Logo: The Psychodrome man

Vow of theatrical chastity

Taking inspiration from those sometimes very annoying Danes who gave us Dogma, I am working on a little vow of theatrical chastity of my own. I don't mean I am vowing not to seduce the actors (chance would be a fine thing); I am referring to my work as playwright. So far I have come up with the following:


1. There must only be one location, preferably an interior. (Extra points to be awarded for setting your play in a seaside guesthouse or country hotel.)

2. Time must be linear. Past events may be reported but not enacted.

3. The average length of scenes must be at least five minutes. Extra points to be awarded for really fuck-off long scenes (unless they are dull).
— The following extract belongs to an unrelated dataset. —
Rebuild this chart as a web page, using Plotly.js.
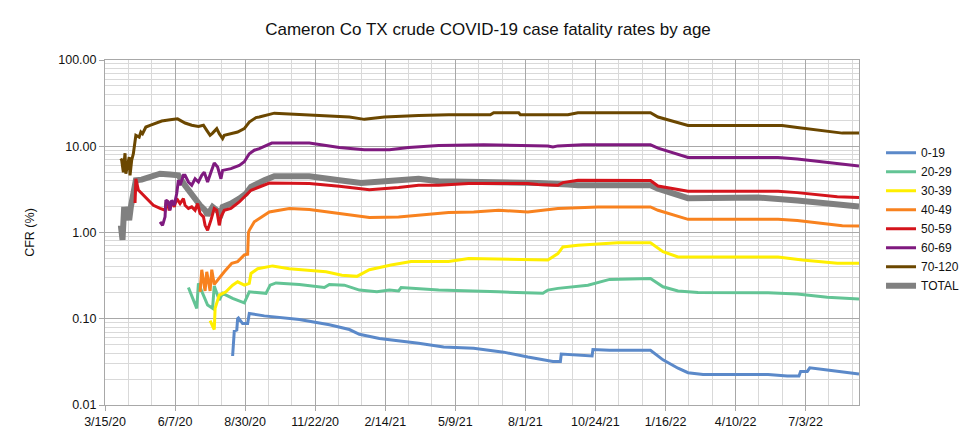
<!DOCTYPE html>
<html>
<head>
<meta charset="utf-8">
<script src="https://cdn.plot.ly/plotly-3.0.1.min.js"></script>
<style>
  html, body { margin: 0; padding: 0; background: #fff; }
  #chart { width: 976px; height: 438px; }
</style>
</head>
<body>
<div id="chart"></div>
<script>
// values (CFR in %)
const d0_19 = ['2020-08-15','2020-08-17','2020-08-20','2020-08-21','2020-08-22','2020-08-27','2020-09-02','2020-09-04','2020-09-22','2020-11-03','2020-12-09','2021-01-02','2021-01-14','2021-02-07','2021-03-26','2021-04-25','2021-05-31','2021-07-06','2021-08-04','2021-09-03','2021-09-12','2021-09-13','2021-10-20','2021-10-21','2021-11-10','2021-12-29','2022-01-13','2022-01-31','2022-02-12','2022-03-02','2022-05-19','2022-06-11','2022-06-25','2022-06-27','2022-07-05','2022-07-08','2022-07-29','2022-08-22','2022-09-05'];
const v0_19 = [0.037,0.072,0.074,0.100,0.102,0.088,0.088,0.115,0.108,0.098,0.085,0.075,0.066,0.059,0.052,0.047,0.0455,0.041,0.036,0.032,0.032,0.039,0.037,0.044,0.043,0.043,0.0334,0.0267,0.0237,0.0226,0.0226,0.0217,0.0217,0.0245,0.0245,0.027,0.0254,0.0237,0.0229];

const d20_29 = ['2020-06-23','2020-07-03','2020-07-05','2020-07-10','2020-07-16','2020-07-22','2020-07-24','2020-07-30','2020-08-03','2020-08-15','2020-08-29','2020-09-04','2020-09-24','2020-09-29','2020-10-06','2020-11-03','2020-12-03','2020-12-09','2020-12-27','2021-01-14','2021-02-04','2021-02-19','2021-03-02','2021-03-05','2021-04-19','2021-06-30','2021-08-22','2021-08-28','2021-09-09','2021-10-15','2021-11-10','2021-12-29','2022-01-13','2022-01-31','2022-02-24','2022-05-19','2022-06-23','2022-07-29','2022-09-05'];
const v20_29 = [0.23,0.132,0.257,0.20,0.144,0.132,0.24,0.165,0.197,0.172,0.153,0.205,0.197,0.245,0.26,0.25,0.23,0.25,0.245,0.215,0.205,0.215,0.21,0.23,0.215,0.205,0.198,0.215,0.225,0.245,0.286,0.293,0.235,0.21,0.202,0.20,0.193,0.177,0.169];

const d30_39 = ['2020-07-19','2020-07-24','2020-07-25','2020-07-30','2020-08-07','2020-08-15','2020-08-21','2020-08-29','2020-09-04','2020-09-06','2020-09-14','2020-10-02','2020-10-22','2020-12-05','2020-12-24','2021-01-11','2021-01-26','2021-02-21','2021-03-17','2021-05-01','2021-05-25','2021-06-30','2021-08-28','2021-09-09','2021-09-15','2021-10-03','2021-10-27','2021-11-20','2021-12-29','2022-01-13','2022-01-31','2022-05-31','2022-06-29','2022-08-10','2022-09-05'];
const v30_39 = [0.095,0.075,0.132,0.188,0.205,0.245,0.268,0.245,0.257,0.335,0.38,0.41,0.38,0.35,0.32,0.31,0.37,0.42,0.46,0.46,0.50,0.49,0.48,0.57,0.68,0.71,0.73,0.76,0.76,0.60,0.52,0.52,0.48,0.44,0.44];

const d40_49 = ['2020-07-07','2020-07-09','2020-07-13','2020-07-15','2020-07-19','2020-07-21','2020-07-24','2020-07-30','2020-08-05','2020-08-14','2020-08-21','2020-08-29','2020-09-02','2020-09-03','2020-09-04','2020-09-10','2020-09-22','2020-09-28','2020-10-22','2020-11-15','2020-12-21','2021-01-26','2021-03-02','2021-04-07','2021-05-01','2021-05-31','2021-06-30','2021-08-04','2021-09-09','2021-10-27','2021-12-29','2022-01-07','2022-02-12','2022-05-31','2022-06-23','2022-08-16','2022-09-05'];
const v40_49 = [0.205,0.37,0.21,0.35,0.21,0.37,0.25,0.30,0.35,0.44,0.46,0.55,0.56,1.00,1.06,1.33,1.58,1.73,1.90,1.85,1.66,1.49,1.51,1.63,1.70,1.73,1.81,1.73,1.90,1.98,1.98,1.81,1.42,1.42,1.38,1.20,1.19];

const d50_59 = ['2020-04-20','2020-04-21','2020-04-24','2020-05-04','2020-05-12','2020-05-20','2020-05-26','2020-05-28','2020-05-31','2020-06-03','2020-06-06','2020-06-09','2020-06-13','2020-06-17','2020-06-19','2020-06-23','2020-06-27','2020-07-01','2020-07-04','2020-07-07','2020-07-11','2020-07-13','2020-07-16','2020-07-20','2020-07-24','2020-07-27','2020-07-30','2020-08-01','2020-08-05','2020-08-13','2020-08-23','2020-08-31','2020-09-06','2020-09-16','2020-09-28','2020-11-15','2020-12-21','2021-01-26','2021-03-02','2021-03-26','2021-04-19','2021-05-25','2021-08-04','2021-08-16','2021-09-09','2021-09-15','2021-10-03','2021-12-29','2022-01-07','2022-02-12','2022-05-31','2022-06-23','2022-08-10','2022-09-05'];
const v50_59 = [2.2,4.2,3.1,2.47,2.07,1.9,1.81,2.37,1.81,2.26,1.98,2.47,2.16,2.47,2.07,1.9,1.98,1.81,2.16,1.66,1.52,1.21,1.06,1.39,1.9,1.81,1.21,1.52,1.81,1.9,2.26,2.7,3.09,3.37,3.75,3.69,3.44,3.14,3.32,3.53,3.53,3.69,3.69,3.6,3.53,3.79,4.03,4.0,3.46,3.0,3.0,2.9,2.6,2.55];

const d60_69 = ['2020-05-20','2020-05-23','2020-05-26','2020-05-27','2020-05-30','2020-06-01','2020-06-03','2020-06-06','2020-06-09','2020-06-11','2020-06-13','2020-06-17','2020-06-19','2020-06-23','2020-06-27','2020-07-01','2020-07-05','2020-07-09','2020-07-12','2020-07-16','2020-07-20','2020-07-24','2020-07-28','2020-08-01','2020-08-03','2020-08-13','2020-08-23','2020-08-29','2020-09-04','2020-09-10','2020-09-16','2020-10-01','2020-11-15','2020-12-21','2021-01-20','2021-02-19','2021-03-14','2021-04-19','2021-06-12','2021-08-28','2021-09-03','2021-09-09','2021-10-09','2021-12-29','2022-01-07','2022-02-12','2022-05-31','2022-06-23','2022-09-05'];
const v60_69 = [1.33,1.21,1.52,2.37,2.26,1.81,2.37,2.07,2.83,4.03,3.53,4.6,4.6,3.85,3.53,4.2,3.85,4.6,5.0,3.85,5.0,6.4,5.75,4.2,5.25,5.5,6.0,6.6,8.2,9.0,9.4,10.9,10.9,9.7,9.1,9.1,9.7,10.2,10.4,10.05,9.8,10.1,10.4,10.4,9.5,7.4,7.4,7.1,5.9];

const d70_120 = ['2020-04-03','2020-04-04','2020-04-06','2020-04-08','2020-04-09','2020-04-11','2020-04-13','2020-04-14','2020-04-16','2020-04-18','2020-04-21','2020-04-25','2020-04-27','2020-04-29','2020-05-03','2020-05-08','2020-05-14','2020-05-22','2020-06-01','2020-06-10','2020-06-19','2020-06-27','2020-07-05','2020-07-11','2020-07-15','2020-07-19','2020-07-22','2020-07-27','2020-07-30','2020-08-03','2020-08-05','2020-08-13','2020-08-21','2020-08-29','2020-09-04','2020-09-12','2020-09-16','2020-10-04','2020-10-16','2020-11-27','2021-01-02','2021-01-20','2021-02-13','2021-03-26','2021-05-01','2021-06-20','2021-06-24','2021-07-24','2021-07-26','2021-09-21','2021-10-03','2021-12-29','2022-01-07','2022-02-12','2022-06-05','2022-06-23','2022-08-16','2022-09-05'];
const v70_120 = [7.2,6.9,5.0,8.3,4.8,6.0,7.5,4.6,6.9,8.2,13.4,12.8,14.6,14.0,16.7,17.5,18.3,19.6,20.3,20.8,18.6,17.5,17.0,17.5,15.3,13.4,14.2,16.0,14.0,12.3,13.4,14.0,14.6,16.0,19.1,21.5,21.8,24.2,23.8,22.8,21.8,20.5,21.8,22.8,23.2,23.2,24.5,24.5,23.2,23.2,24.5,24.5,21.8,17.4,17.4,16.5,14.2,14.2];

const dTotal = ['2020-04-03','2020-04-04','2020-04-05','2020-04-07','2020-04-09','2020-04-10','2020-04-13','2020-04-15','2020-04-18','2020-04-21','2020-04-28','2020-05-08','2020-05-20','2020-06-01','2020-06-11','2020-06-19','2020-06-25','2020-07-01','2020-07-07','2020-07-13','2020-07-16','2020-07-22','2020-07-28','2020-08-01','2020-08-03','2020-08-13','2020-08-23','2020-08-31','2020-09-06','2020-09-16','2020-09-22','2020-10-04','2020-11-15','2020-12-21','2021-01-16','2021-03-02','2021-03-26','2021-04-19','2021-07-24','2021-08-16','2021-09-21','2021-10-03','2021-12-29','2022-01-07','2022-02-12','2022-05-07','2022-06-23','2022-09-05'];
const vTotal = [1.21,0.89,0.82,1.98,1.39,1.98,1.39,1.98,3.09,4.03,4.1,4.4,4.8,4.7,4.6,3.5,2.9,2.41,2.07,1.81,1.59,1.98,1.81,1.66,1.98,2.16,2.47,2.83,3.37,3.85,4.03,4.48,4.48,4.03,3.75,4.03,4.2,3.93,3.9,3.75,3.6,3.53,3.53,3.23,2.5,2.55,2.35,2.0];

const seriesNames  = ['0-19','20-29','30-39','40-49','50-59','60-69','70-120','TOTAL'];
const seriesDates  = [d0_19, d20_29, d30_39, d40_49, d50_59, d60_69, d70_120, dTotal];
const seriesValues = [v0_19, v20_29, v30_39, v40_49, v50_59, v60_69, v70_120, vTotal];
const seriesColors = ['#5B89C9','#63C495','#FFEF00','#F8821F','#D4141C','#7F1A7F','#6B4700','#808080'];

const DAY = 86400000;
const FONT = "'Liberation Sans', Arial, sans-serif";

// TOTAL goes underneath the age groups, but last in the legend
const traces = seriesNames.map((name, i) => ({
  x: seriesDates[i],
  y: seriesValues[i],
  type: 'scatter',
  mode: 'lines',
  name: name,
  legendrank: i + 1,
  line: { color: seriesColors[i], width: name === 'TOTAL' ? 6 : 3 },
}));
traces.unshift(traces.pop());

const layout = {
  width: 976,
  height: 438,
  paper_bgcolor: '#fff',
  plot_bgcolor: '#fff',
  font: { family: FONT, color: '#111', size: 12.5 },
  margin: { t: 60, r: 114, b: 33, l: 105 },
  title: {
    text: 'Cameron Co TX crude COVID-19 case fatality rates by age',
    font: { size: 17, color: '#111' },
    x: 0.5, xanchor: 'center',
    y: 1 - 29.5 / 438, yanchor: 'middle',
  },
  showlegend: true,
  legend: {
    x: 1.0292, xanchor: 'left',
    y: 0.5386, yanchor: 'middle',
    font: { size: 12, color: '#111' },
    bgcolor: 'rgba(0,0,0,0)',
    itemwidth: 30,
  },
  xaxis: {
    type: 'date',
    range: ['2020-03-15', '2022-09-05'],
    tick0: '2020-03-15',
    dtick: 84 * DAY,
    tickformat: '%-m/%-d/%y',
    showgrid: true,
    gridcolor: '#A8A8A8',
    minor: { tick0: '2020-03-15', dtick: 28 * DAY, showgrid: true, gridcolor: '#D9D9D9' },
    showline: true,
    linecolor: '#A8A8A8',
    mirror: true,
    ticks: 'outside',
    ticklen: 5,
    tickcolor: '#A8A8A8',
    zeroline: false,
    tickfont: { size: 12.5 },
  },
  yaxis: {
    type: 'log',
    range: [-2, 2],
    dtick: 1,
    tickformat: '.2f',
    showgrid: true,
    gridcolor: '#A8A8A8',
    minor: { dtick: 'D1', showgrid: true, gridcolor: '#D9D9D9' },
    showline: true,
    linecolor: '#A8A8A8',
    mirror: true,
    ticks: 'outside',
    ticklen: 5,
    tickcolor: '#A8A8A8',
    zeroline: false,
    tickfont: { size: 12.5 },
    title: { text: 'CFR (%)', font: { size: 12.5 }, standoff: 20 },
  },
};

Plotly.newPlot('chart', traces, layout, { displayModeBar: false, staticPlot: true });
</script>
</body>
</html>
The grand prize will be awarded to any play achieving complete unity of time, ie, if the whole play is one enormous fuck-off scene that lasts two hours, and in where Act Two follows directly on from Act One with no time-lapse.

4. No character may address the audience at any point (unless the playwright's name is Tennessee Williams).

5. No projection of any images, moving, still or cyber, is permitted (same proviso as previous rule).

6. No character may sing unless as a legitimate part of the plot, and even then - it had better be good. Musical theatre is a separate genre that may be tolerated but never encouraged.

7. No character may speak in verse (unless the playwright died before the English Civil War).

* * *

To this solemn vow I put my name, R Farrar, aka Lorcan Wode, Lawrence S Dog and another name which I can't tell you about.